SHORT EXERCISE
Write out the opening lines of the data word for word, up to and including the line with "mean_val = -29.7654", and leave every picture and every later line out.

GIVEN DATA
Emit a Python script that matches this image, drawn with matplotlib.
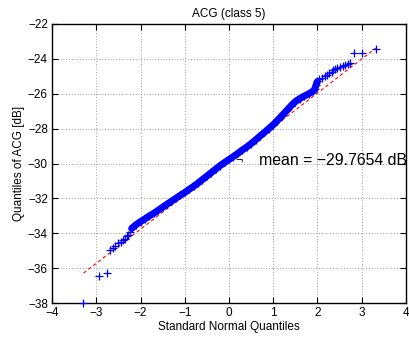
import numpy as np
import matplotlib
matplotlib.use("Agg")
import matplotlib.pyplot as plt

plt.rcParams['font.family'] = ['Liberation Sans', 'DejaVu Sans']

# sparse lower tail (standard normal quantile, sample quantile)
low_x = [-3.29, -2.93, -2.75, -2.69, -2.62, -2.58, -2.50, -2.45, -2.40, -2.35, -2.31, -2.28, -2.24]
low_y = [-37.98, -36.45, -36.26, -34.96, -34.85, -34.72, -34.56, -34.50, -34.40, -34.30, -34.18, -34.08, -33.90]

# dense middle part
mid_x = [-2.2, -2.1, -2.0, -1.9, -1.8, -1.7, -1.6, -1.5, -1.4, -1.3, -1.2, -1.1,
         -1.0, -0.9, -0.8, -0.7, -0.6, -0.5, -0.4, -0.3, -0.2, -0.1, 0.0, 0.1,
         0.2, 0.3, 0.4, 0.5, 0.6, 0.7, 0.8, 0.9, 1.0, 1.1, 1.2, 1.3, 1.4, 1.5,
         1.6, 1.7, 1.8, 1.9, 1.94, 1.97, 2.0]
mid_y = [-33.72, -33.50, -33.33, -33.17, -33.00, -32.85, -32.68, -32.50, -32.33, -32.16, -31.99, -31.82,
         -31.66, -31.48, -31.31, -31.12, -30.92, -30.72, -30.52, -30.32, -30.12, -29.94, -29.77, -29.60,
         -29.42, -29.23, -29.06, -28.86, -28.65, -28.43, -28.22, -28.00, -27.78, -27.52, -27.25, -26.98, -26.70, -26.45,
         -26.28, -26.14, -26.01, -25.86, -25.75, -25.50, -25.30]

# sparse upper tail
up_x = [2.04, 2.10, 2.16, 2.21, 2.27, 2.32, 2.36, 2.40, 2.45, 2.51, 2.57, 2.62, 2.68, 2.73, 2.83, 3.00, 3.32]
up_y = [-25.18, -25.08, -25.00, -24.92, -24.82, -24.73, -24.66, -24.60, -24.55, -24.49, -24.42, -24.35, -24.30, -24.25, -23.68, -23.68, -23.45]

# reference line ends
fit_x = [-3.29, 3.32]
fit_y = [-36.28, -23.39]

mean_val = -29.7654

fig = plt.figure(figsize=(4.10, 3.41), dpi=100)
ax = fig.add_axes([0.127, 0.111, 0.863, 0.819])

ax.plot(fit_x, fit_y, color='red', lw=0.8, dashes=(3, 2.5), zorder=2)
ax.plot(mid_x, mid_y, color='blue', lw=5, solid_capstyle='round', zorder=3)
ax.plot(mid_x, mid_y, '+', color='blue', ms=6, mew=0.9, zorder=3)
ax.plot(low_x, low_y, '+', color='blue', ms=6, mew=0.9, zorder=3, clip_on=False)
ax.plot(up_x, up_y, '+', color='blue', ms=6, mew=0.9, zorder=3, clip_on=False)

ax.text(0.14, -29.9, '¬', fontsize=9, va='center', ha='left')
ax.text(0.68, -29.8, 'mean = \u2212%.4f dB' % abs(mean_val), fontsize=11.4,
        va='center', ha='left', clip_on=False)

ax.set_xlim(-4, 4)
ax.set_ylim(-38, -22)
ax.set_xticks(np.arange(-4, 5, 1))
ax.set_yticks(np.arange(-38, -21, 2))
ax.set_xticklabels(['\u2212%d' % -v if v < 0 else '%d' % v for v in range(-4, 5)])
ax.set_yticklabels(['\u2212%d' % -v for v in range(-38, -21, 2)])
ax.tick_params(direction='in', top=True, right=True, length=4, width=0.8, labelsize=8.5, pad=3)
ax.grid(True, color='black', linestyle=(0, (1, 3)), linewidth=0.5, alpha=0.7)
for s in ax.spines.values():
    s.set_linewidth(1.0)

ax.set_title('ACG (class 5)', fontsize=8.5, pad=5)
ax.set_xlabel('Standard Normal Quantiles', fontsize=8.5, labelpad=1)
ax.set_ylabel('Quantiles of ACG [dB]', fontsize=8.5, labelpad=2)

fig.savefig('out.png', dpi=100)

RESPONSE TO THE TASK
Emit a Python script that matches this image, drawn with matplotlib.
import numpy as np
import matplotlib
matplotlib.use("Agg")
import matplotlib.pyplot as plt

plt.rcParams['font.family'] = ['Liberation Sans', 'DejaVu Sans']

# sparse lower tail (standard normal quantile, sample quantile)
low_x = [-3.29, -2.93, -2.75, -2.69, -2.62, -2.58, -2.50, -2.45, -2.40, -2.35, -2.31, -2.28, -2.24]
low_y = [-37.98, -36.45, -36.26, -34.96, -34.85, -34.72, -34.56, -34.50, -34.40, -34.30, -34.18, -34.08, -33.90]

# dense middle part
mid_x = [-2.2, -2.1, -2.0, -1.9, -1.8, -1.7, -1.6, -1.5, -1.4, -1.3, -1.2, -1.1,
         -1.0, -0.9, -0.8, -0.7, -0.6, -0.5, -0.4, -0.3, -0.2, -0.1, 0.0, 0.1,
         0.2, 0.3, 0.4, 0.5, 0.6, 0.7, 0.8, 0.9, 1.0, 1.1, 1.2, 1.3, 1.4, 1.5,
         1.6, 1.7, 1.8, 1.9, 1.94, 1.97, 2.0]
mid_y = [-33.72, -33.50, -33.33, -33.17, -33.00, -32.85, -32.68, -32.50, -32.33, -32.16, -31.99, -31.82,
         -31.66, -31.48, -31.31, -31.12, -30.92, -30.72, -30.52, -30.32, -30.12, -29.94, -29.77, -29.60,
         -29.42, -29.23, -29.06, -28.86, -28.65, -28.43, -28.22, -28.00, -27.78, -27.52, -27.25, -26.98, -26.70, -26.45,
         -26.28, -26.14, -26.01, -25.86, -25.75, -25.50, -25.30]

# sparse upper tail
up_x = [2.04, 2.10, 2.16, 2.21, 2.27, 2.32, 2.36, 2.40, 2.45, 2.51, 2.57, 2.62, 2.68, 2.73, 2.83, 3.00, 3.32]
up_y = [-25.18, -25.08, -25.00, -24.92, -24.82, -24.73, -24.66, -24.60, -24.55, -24.49, -24.42, -24.35, -24.30, -24.25, -23.68, -23.68, -23.45]

# reference line ends
fit_x = [-3.29, 3.32]
fit_y = [-36.28, -23.39]

mean_val = -29.7654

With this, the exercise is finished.